> DATASET:
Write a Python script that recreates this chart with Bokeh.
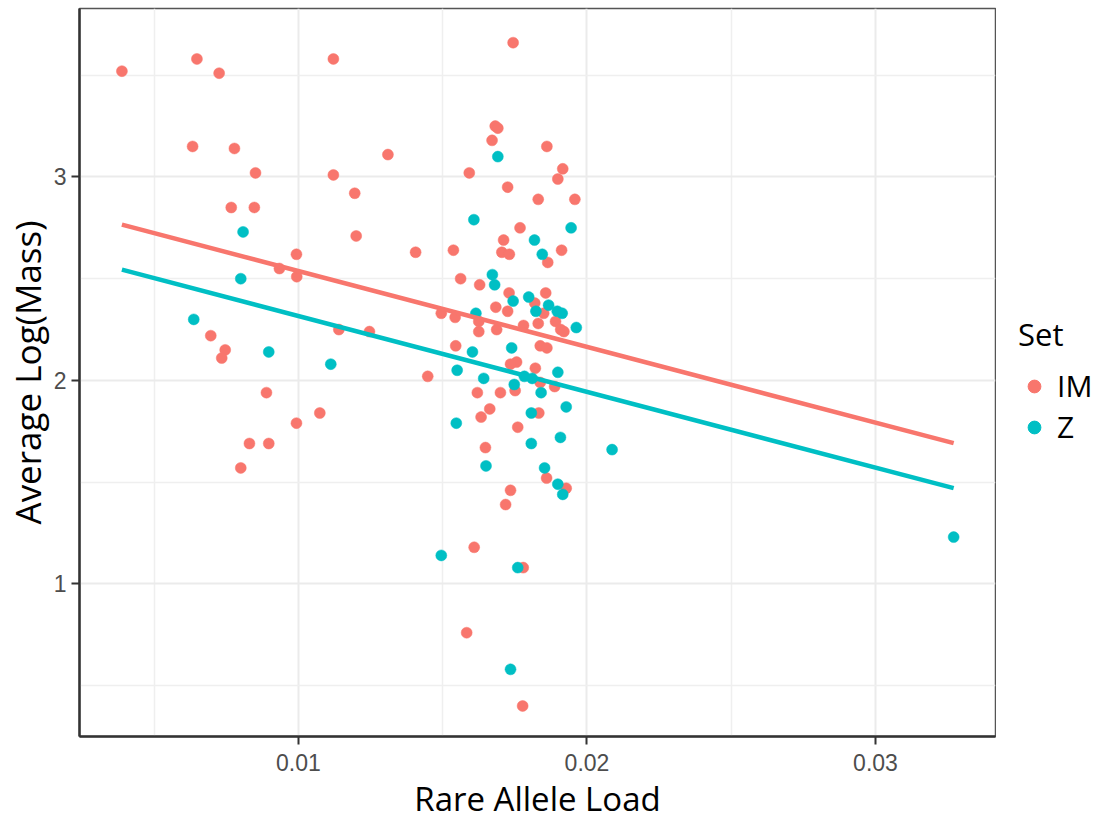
import numpy as np
from bokeh.plotting import figure
from bokeh.layouts import row
from bokeh.models import Range1d, FixedTicker, Legend, LegendItem
from bokeh.embed import file_html
from bokeh.resources import INLINE

# Rare allele load vs. average log(mass), two sets
im_load = [0.00388, 0.00648, 0.00725, 0.01121, 0.00633, 0.00778, 0.01310, 0.00851, 0.01121,
           0.01195, 0.00767, 0.00847, 0.01200, 0.00993, 0.00934, 0.00994, 0.00696, 0.00746,
           0.00734, 0.01140, 0.01246, 0.00889, 0.01074, 0.00993, 0.00830, 0.00897, 0.00800,
           0.01744, 0.01682, 0.01691, 0.01671, 0.01861, 0.01592, 0.01916, 0.01899, 0.01725,
           0.01831, 0.01958, 0.01768, 0.01711, 0.01406, 0.01537, 0.01705, 0.01731, 0.01912,
           0.01864, 0.01562, 0.01628, 0.01730, 0.01857, 0.01819, 0.01684, 0.01725, 0.01850,
           0.01495, 0.01543, 0.01625, 0.01625, 0.01687, 0.01780, 0.01831, 0.01891, 0.01909,
           0.01920, 0.01545, 0.01838, 0.01861, 0.01756, 0.01735, 0.01448, 0.01821, 0.01838,
           0.01751, 0.01888, 0.01620, 0.01700, 0.01663, 0.01633, 0.01833, 0.01760, 0.01648,
           0.01860, 0.01928, 0.01735, 0.01718, 0.01609, 0.01779, 0.01583, 0.01777]
im_mass = [3.52, 3.58, 3.51, 3.58, 3.15, 3.14, 3.11, 3.02, 3.01,
           2.92, 2.85, 2.85, 2.71, 2.62, 2.55, 2.51, 2.22, 2.15,
           2.11, 2.25, 2.24, 1.94, 1.84, 1.79, 1.69, 1.69, 1.57,
           3.66, 3.25, 3.24, 3.18, 3.15, 3.02, 3.04, 2.99, 2.95,
           2.89, 2.89, 2.75, 2.69, 2.63, 2.64, 2.63, 2.62, 2.64,
           2.58, 2.50, 2.47, 2.43, 2.43, 2.38, 2.36, 2.34, 2.33,
           2.33, 2.31, 2.29, 2.24, 2.25, 2.27, 2.28, 2.29, 2.25,
           2.24, 2.17, 2.17, 2.16, 2.09, 2.08, 2.02, 2.06, 1.99,
           1.95, 1.97, 1.94, 1.94, 1.86, 1.82, 1.84, 1.77, 1.67,
           1.52, 1.47, 1.46, 1.39, 1.18, 1.08, 0.76, 0.40]

z_load = [0.00808, 0.00800, 0.00637, 0.00897, 0.01112, 0.01691, 0.01608, 0.01945, 0.01818,
          0.01845, 0.01672, 0.01680, 0.01798, 0.01744, 0.01867, 0.01823, 0.01897, 0.01914,
          0.01615, 0.01963, 0.01603, 0.01739, 0.01550, 0.01642, 0.01783, 0.01810, 0.01899,
          0.01748, 0.01841, 0.01928, 0.01807, 0.01547, 0.01908, 0.01807, 0.02087, 0.01650,
          0.01853, 0.01899, 0.01916, 0.01495, 0.01760, 0.01735, 0.03271]
z_mass = [2.73, 2.50, 2.30, 2.14, 2.08, 3.10, 2.79, 2.75, 2.69,
          2.62, 2.52, 2.47, 2.41, 2.39, 2.37, 2.34, 2.34, 2.33,
          2.33, 2.26, 2.14, 2.16, 2.05, 2.01, 2.02, 2.01, 2.04,
          1.98, 1.94, 1.87, 1.84, 1.79, 1.72, 1.69, 1.66, 1.58,
          1.57, 1.49, 1.44, 1.14, 1.08, 0.58, 1.23]

# Linear fit with a shared slope and one intercept per set
fit_slope = -37.25
fit_intercept_im = 2.910
fit_intercept_z = 2.689

set_names = ["IM", "Z"]
set_colors = ["#F8766D", "#00BFC4"]

p = figure(width=996, height=823, output_backend="svg", toolbar_location=None,
           x_range=Range1d(0.00241, 0.03416), y_range=Range1d(0.25, 3.828),
           min_border_left=79, min_border_right=1, min_border_top=8, min_border_bottom=84)
p.background_fill_color = "white"
p.border_fill_color = "white"
p.outline_line_color = "#555555"
p.outline_line_width = 1.5

p.xaxis.ticker = FixedTicker(ticks=[0.01, 0.02, 0.03], minor_ticks=[0.005, 0.015, 0.025])
p.yaxis.ticker = FixedTicker(ticks=[1, 2, 3], minor_ticks=[0.5, 1.5, 2.5, 3.5])

for g in (p.xgrid, p.ygrid):
    g.grid_line_color = "#EBEBEB"
    g.grid_line_width = 2
    g.minor_grid_line_color = "#EFEFEF"
    g.minor_grid_line_width = 1.5

for ax in (p.xaxis, p.yaxis):
    ax.axis_line_color = "#333333"
    ax.axis_line_width = 2.5
    ax.major_tick_line_color = "#333333"
    ax.major_tick_line_width = 2
    ax.major_tick_in = 0
    ax.major_tick_out = 8
    ax.minor_tick_line_color = None
    ax.major_label_text_font = "Liberation Sans"
    ax.major_label_text_font_size = "23px"
    ax.major_label_text_color = "#4D4D4D"
    ax.axis_label_text_font = "Open Sans"
    ax.axis_label_text_font_style = "normal"
    ax.axis_label_text_color = "black"

p.xaxis.axis_label = "Rare Allele Load"
p.yaxis.axis_label = "Average Log(Mass)"
p.xaxis.axis_label_text_font_size = "33px"
p.yaxis.axis_label_text_font_size = "35px"
p.xaxis.major_label_standoff = 9
p.xaxis.axis_label_standoff = 2
p.yaxis.major_label_standoff = 5
p.yaxis.axis_label_standoff = 0

r_im = p.scatter(im_load, im_mass, size=11, fill_color=set_colors[0], line_color=set_colors[0], line_width=0.5)
r_z = p.scatter(z_load, z_mass, size=11, fill_color=set_colors[1], line_color=set_colors[1], line_width=0.5)

all_load = im_load + z_load
xs = np.array([min(all_load), max(all_load)])
p.line(xs, fit_intercept_im + fit_slope * xs, line_color=set_colors[0], line_width=4.5)
p.line(xs, fit_intercept_z + fit_slope * xs, line_color=set_colors[1], line_width=4.5)

# Side strip that carries the legend to the right of the panel;
# its key markers sit outside the strip's visible range
lf = figure(width=106, height=823, output_backend="svg", toolbar_location=None,
            x_range=Range1d(0, 1), y_range=Range1d(0, 1), min_border=0)
lf.axis.visible = False
lf.grid.visible = False
lf.outline_line_color = None
lf.background_fill_color = "white"
lf.border_fill_color = "white"
keys = [lf.scatter([5], [5], size=11, fill_color=c, line_color=c) for c in set_colors]

legend = Legend(items=[LegendItem(label=n, renderers=[k]) for n, k in zip(set_names, keys)],
                location=(22, 289), title="Set")
legend.title_text_font = "Open Sans"
legend.title_text_font_size = "31px"
legend.title_text_font_style = "normal"
legend.title_text_color = "black"
legend.label_text_font = "Open Sans"
legend.label_text_font_size = "30px"
legend.label_text_color = "black"
legend.glyph_width = 32
legend.glyph_height = 32
legend.label_height = 32
legend.spacing = -7
legend.label_standoff = 7
legend.title_standoff = 10
legend.border_line_color = None
legend.background_fill_alpha = 0
legend.margin = 0
legend.padding = 4
lf.add_layout(legend)

layout = row(p, lf, spacing=0)
open("out.html", "w").write(file_html(layout, INLINE))
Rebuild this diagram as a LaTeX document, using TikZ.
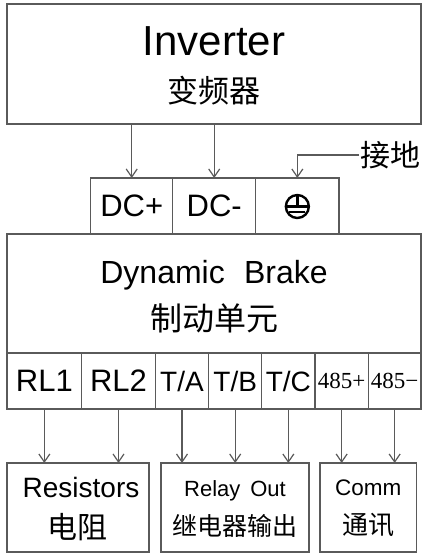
\documentclass[tikz,border=0pt]{standalone}
\usepackage{fontspec}
\setmainfont{Liberation Sans}
\newfontfamily\cjk{Noto Sans CJK SC}
\newfontfamily\numfont{Liberation Serif}
\usetikzlibrary{arrows.meta,positioning}
\definecolor{wire}{RGB}{90,90,90}

\begin{document}
\begin{tikzpicture}[
  x=1pt, y=-1pt,
  box/.style={draw=wire, line width=1.3pt, inner sep=0pt, outer sep=0pt},
  cell/.style={box, minimum height=56pt, font=\fontsize{31}{31}\selectfont},
  line/.style={-{Straight Barb[length=8pt,width=11pt]}, draw=wire, line width=1.2pt},
  txt/.style={inner sep=0pt}
]
\useasboundingbox (0,0) rectangle (424,555);

% inverter
\node[box, minimum width=414pt, minimum height=120pt] (inv) at (214,64) {};
\node[txt, anchor=base, font=\fontsize{42}{42}\selectfont] (invname) at (214,55) {Inverter};
\node[txt, font=\cjk\fontsize{31}{31}\selectfont] (invzh) at (214,90.5) {变频器};

% DC terminals
\node[cell, minimum width=82pt, anchor=north west] (dcp) at (90.7,178) {DC+};
\node[cell, minimum width=83pt, right=0pt of dcp] (dcn) {DC-};
\node[cell, minimum width=83.3pt, right=0pt of dcn] (pe) {};
\begin{scope}[shift={(pe.center)}, line width=2.4pt]
  \draw (0,0.5) circle[radius=11.5pt];
  \draw (0,-11) -- (0,0.5);
  \draw (-11.5,0.5) -- (11.5,0.5);
  \draw (-8,6) -- (8,6);
\end{scope}
\node[txt, anchor=west, inner sep=1pt, font=\cjk\fontsize{30}{30}\selectfont] (earth) at (359,155) {接地};

% brake unit
\node[box, minimum width=414pt, minimum height=119pt, anchor=north west] (brake) at (7,234) {};
\node[txt, anchor=base, font=\fontsize{32}{32}\selectfont] (brakename) at (214,283) {Dynamic\hspace{0.6em}Brake};
\node[txt, font=\cjk\fontsize{32}{32}\selectfont] (brakezh) at (214,318) {制动单元};

% output terminals
\node[cell, minimum width=74.7pt, anchor=north west] (rla) at (7,353) {RL1};
\node[cell, minimum width=73.6pt, right=0pt of rla] (rlb) {RL2};
\node[cell, minimum width=53.4pt, right=0pt of rlb, font=\fontsize{28}{28}\selectfont] (ta) {T/A};
\node[cell, minimum width=53pt, right=0pt of ta, font=\fontsize{28}{28}\selectfont] (tb) {T/B};
\node[cell, minimum width=53.3pt, right=0pt of tb, font=\fontsize{28}{28}\selectfont] (tc) {T/C};
\node[cell, minimum width=53.3pt, right=0pt of tc, font=\numfont\fontsize{23}{23}\selectfont] (rsp) {485+};
\node[cell, minimum width=52.7pt, right=0pt of rsp, font=\numfont\fontsize{23}{23}\selectfont] (rsn) {485−};

% targets
\node[box, minimum width=142pt, minimum height=89pt, anchor=north west] (res) at (7,463) {};
\node[txt, anchor=base, font=\fontsize{28}{28}\selectfont] (resname) at (81,497) {Resistors};
\node[txt, font=\cjk\fontsize{30}{30}\selectfont] (reszh) at (77,527.5) {电阻};
\node[box, minimum width=148pt, minimum height=89pt, anchor=north west] (relay) at (161,463) {};
\node[txt, anchor=base, font=\fontsize{22}{22}\selectfont] (relayname) at (235,496.5) {Relay\hspace{0.45em}Out};
\node[txt, font=\cjk\fontsize{25}{25}\selectfont] (relayzh) at (235,526) {继电器输出};
\node[box, minimum width=96.5pt, minimum height=89pt, anchor=north west] (comm) at (320,463) {};
\node[txt, anchor=base, font=\fontsize{22.5}{22.5}\selectfont] (commname) at (368.3,495) {Comm};
\node[txt, font=\cjk\fontsize{26}{26}\selectfont] (commzh) at (368.3,525) {通讯};

% connectors
\draw[line] (inv.south -| dcp) -- (dcp.north);
\draw[line] (inv.south -| dcn) -- (dcn.north);
\draw[line] (earth.west) -| (pe.north);
\draw[line] (rla.south) -- (rla.south |- res.north);
\draw[line] (rlb.south) -- (rlb.south |- res.north);
\draw[line] (ta.south) -- (ta.south |- relay.north);
\draw[line] (tb.south) -- (tb.south |- relay.north);
\draw[line] (tc.south) -- (tc.south |- relay.north);
\draw[line] (rsp.south) -- (rsp.south |- comm.north);
\draw[line] (rsn.south) -- (rsn.south |- comm.north);
\end{tikzpicture}
\end{document}
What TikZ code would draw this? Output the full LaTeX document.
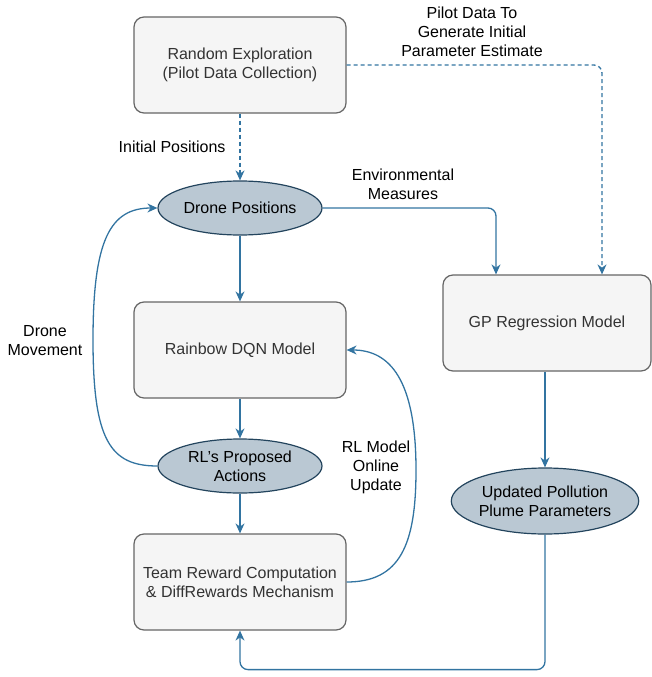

> SHORT TASK: Restate the lines of the records exactly, starting at the first and stopping after the line with "from bokeh.resources import INLINE". Leave out any picture.

> EXERCISE OUTPUT:
Write a Python script that recreates this chart with Bokeh.
import numpy as np
from bokeh.plotting import figure
from bokeh.layouts import row
from bokeh.models import Range1d, FixedTicker, Legend, LegendItem
from bokeh.embed import file_html
from bokeh.resources import INLINE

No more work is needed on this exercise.